The trend is clearest with Labour, now run by Mr Jeremy Corbyn, a far-left activist. The party promises to renationalise railways, the post office, electricity and water companies. It also plans to introduce a punitive income tax rate of 45 per cent for those earning more than £80,000 (S$144,000), expand free childcare for working families and eliminate tuition fees at universities - currently just under £10,000 a year for domestic students.

True to their right-wing heritage, Britain's Conservatives go in the opposite direction of advocating less government intervention; they want to reduce personal taxation and the burden of corporations. The Conservative manifesto also contains an interesting innovation: Voters could initiate referendums against the local authorities that raise their taxes too steeply.

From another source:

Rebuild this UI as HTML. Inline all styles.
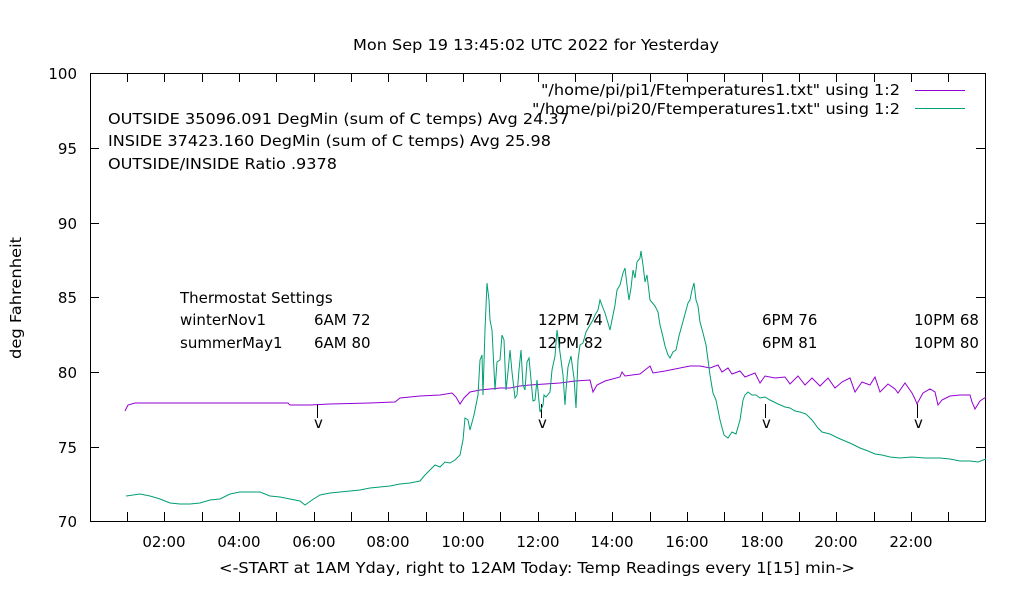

Yet, in a break with tradition, the Conservatives are also coming down hard on utility companies, with caps on the prices they charge their customers, and on most corporations awarding their executives big salaries. Both conform to Mrs May's strategy of attracting working class voters who used to be Labour supporters.

But the biggest surprises from the Conservatives are in education and welfare. Mrs May's party wants to reintroduce streaming in education, with more successful pupils allowed to go to more selective schools. The Prime Minister also wants universities to begin sponsoring secondary education; universities which wish to charge top fees for their courses will also have to set aside money to fund schools.

Selection is also the main theme of welfare provision. Most services will be means-tested. Any Briton with assets over £100,000 - literally anyone who owns a home - would pay for old-age care, should that be required, although payments could be deferred. And old-age state pensions will no longer enjoy protection from inflation.

None of these measures is popular. Yet, Prime Minister May is probably calculating that with her party in the lead, it is the moment for her to face Britons with the reality of a more uncertain economic future.